Kanja is a small settlement in Embu County in Kenya's Eastern Province, at about 1,785 metres above sea level.

It falls under the Runyenjes Constituency, one of four electoral constituencies in Embu County, and specifically in the ward Kagaari North. Kagaari North had 12,893 registered voters in September 2005. The area is prone to mosquitoes and Accu weather sometimes issues warnings for "high mosquito activity" in the area.

== Coffee Factories ==

The Kanja Coffee Factory is located in the area. Having started operation in 1979, this is where the coffee beans from hundreds of contributing farmers - currently around 1 100 of them from the surrounding villages of Kanja, Mbogori and Irangi - are processed. Each of these small-scale farmers owns an average of 130-200 coffee trees. The Kanja Coffee Factory receives assistance from the Coffee Management Services group, which hosts training and education programs for small-holder farmers in the area, to ensure sustained industry growth.

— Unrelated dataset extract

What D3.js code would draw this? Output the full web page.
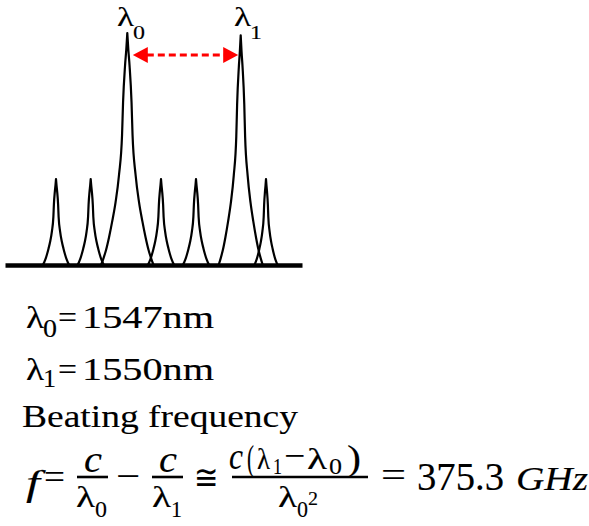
<!DOCTYPE html>
<html>
<head>
<meta charset="utf-8">
<script src="https://cdnjs.cloudflare.com/ajax/libs/d3/7.8.5/d3.min.js"></script>
<style>
  body { margin: 0; background: #fff; }
</style>
</head>
<body>
<div id="container"></div>
<script>
// spectrum: mode positions (arbitrary spectral units), relative heights, half base widths
var peakPos = [51, 85.7, 122.3, 156, 191, 235.7, 261];
var peakLevel = [0.37, 0.37, 1.0, 0.37, 0.37, 0.99, 0.37];
var peakHalfWidth = [12.5, 12.5, 25, 12.5, 12.5, 21, 11];
// line shape (offset in half widths -> relative height)
var shapeOffset = [0, 0.04, 0.09, 0.17, 0.21, 0.33, 0.47, 0.6, 0.73, 0.85, 0.95, 1.05];
var shapeLevel = [1, 0.93, 0.86, 0.7, 0.56, 0.39, 0.27, 0.19, 0.12, 0.065, 0.03, 0];
var labelIdx = [2, 5]; // lambda0, lambda1
var arrowLevel = 0.905;

var w = 589, h = 526;
var serif = "'Liberation Serif', 'Times New Roman', serif";

var svg = d3.select("#container").append("svg")
    .attr("width", w)
    .attr("height", h);

var x = d3.scaleLinear().domain([0, 297]).range([5, 302]);
var y = d3.scaleLinear().domain([0, 1]).range([265, 33]);

var half = d3.line()
    .x(function(d) { return x(d[0]); })
    .y(function(d) { return y(d[1]); })
    .curve(d3.curveMonotoneX);

function peakPath(i) {
    var left = [], right = [];
    shapeOffset.forEach(function(o, k) {
        var lv = shapeLevel[k] * peakLevel[i];
        left.unshift([peakPos[i] - o * peakHalfWidth[i], lv]);
        right.push([peakPos[i] + o * peakHalfWidth[i], lv]);
    });
    return half(left) + half(right);
}

// peaks
svg.append("g").selectAll("path")
    .data(peakPos)
    .enter()
    .append("path")
    .attr("d", function(d, i) { return peakPath(i); })
    .attr("fill", "none")
    .attr("stroke", "#000")
    .attr("stroke-width", 2.2)
    .attr("stroke-linecap", "round")
    .attr("stroke-linejoin", "round");

// baseline
var axis = svg.append("g")
    .attr("transform", "translate(0," + y(0) + ")")
    .call(d3.axisBottom(x).tickValues([]).tickSizeOuter(0));
axis.select(".domain").attr("stroke", "#000").attr("stroke-width", 4.5);

// red arrow between lambda0 and lambda1
var ay = y(arrowLevel);
var ax0 = x(peakPos[labelIdx[0]]) + 5.5;
var ax1 = x(peakPos[labelIdx[1]]) - 2.5;
var head = 15, hw = 8;
svg.append("line")
    .attr("x1", ax0 + head - 1).attr("x2", ax1 - head + 1)
    .attr("y1", ay).attr("y2", ay)
    .attr("stroke", "#f00")
    .attr("stroke-width", 3)
    .attr("stroke-dasharray", "7,4");
svg.append("path")
    .attr("d", "M" + ax0 + "," + ay + "L" + (ax0 + head) + "," + (ay - hw) + "L" + (ax0 + head) + "," + (ay + hw) + "Z")
    .attr("fill", "#f00");
svg.append("path")
    .attr("d", "M" + ax1 + "," + ay + "L" + (ax1 - head) + "," + (ay - hw) + "L" + (ax1 - head) + "," + (ay + hw) + "Z")
    .attr("fill", "#f00");

// text helper: x, baseline y, string, size, width, italic
function put(tx, ty, s, size, len, italic) {
    var t = svg.append("text")
        .attr("x", tx).attr("y", ty)
        .attr("font-size", size)
        .style("font-family", serif)
        .attr("fill", "#000")
        .attr("stroke", "#000")
        .attr("stroke-width", 0.12)
        .text(s);
    if (len) t.attr("textLength", len).attr("lengthAdjust", "spacingAndGlyphs");
    if (italic) t.attr("font-style", "italic");
    return t;
}

// peak labels
put(117, 26, "λ", 27, 17);
put(133, 39, "0", 19, 12);
put(234, 26, "λ", 27, 17);
put(250, 39, "1", 19, 12);

// values
put(26, 328, "λ", 31, 18);
put(43, 337, "0", 25, 14);
put(58, 328, "=", 31, 19);
put(82, 328, "1547nm", 31, 132);

put(26, 380, "λ", 31, 18);
put(43, 387, "1", 25, 13);
put(58, 380, "=", 31, 19);
put(82, 380, "1550nm", 31, 132);

put(22, 427, "Beating frequency", 31, 276);

// formula
function bar(x1, x2) {
    svg.append("line")
        .attr("x1", x1).attr("x2", x2)
        .attr("y1", 477).attr("y2", 477)
        .attr("stroke", "#000").attr("stroke-width", 2.6);
}
put(26, 495, "f", 36, 14, true);
put(44, 489, "=", 36, 21);

bar(77, 108);
put(84, 472, "c", 38, 18, true);
put(76, 507, "λ", 29, 19);
put(95, 517, "0", 24, 12);

put(116, 488, "−", 36, 24);

bar(152, 183);
put(159, 472, "c", 38, 18, true);
put(152, 507, "λ", 29, 19);
put(171, 517, "1", 24, 11);

put(194, 489, "≅", 34, 24);

bar(232, 368);
put(229, 469, "c", 38, 14, true);
put(247, 470, "(", 35, 7);
put(257, 469, "λ", 29, 13);
put(273, 474, "1", 24, 9);
put(284, 467, "−", 34, 21);
put(307, 469, "λ", 29, 20);
put(329, 474, "0", 24, 13);
put(347, 470, ")", 35, 14);
put(278, 507, "λ", 29, 19);
put(297, 517, "0", 24, 11);
put(308, 505, "2", 18, 10);

put(381, 487, "=", 36, 25);
put(417, 490, "375.3", 40, 87);
put(516, 490, "GHz", 34, 72, true);
</script>
</body>
</html>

The Kirimiri Coffee Factory, located four kilometres away near Mukuuri township, was built in the early 1980s and also has hundreds of contributing farmers from the area, each owning an average of 2 hectares of land and 250 coffee trees. Farmers receive yearly training from the factory manager. The factory uses water from the Kirimiri-Ena River.

== Schools ==
Ack Kanja Primary School is a public primary school, located within Kanja. Postal address: P.O. Box 83 – 60118 Kanja, Kenya.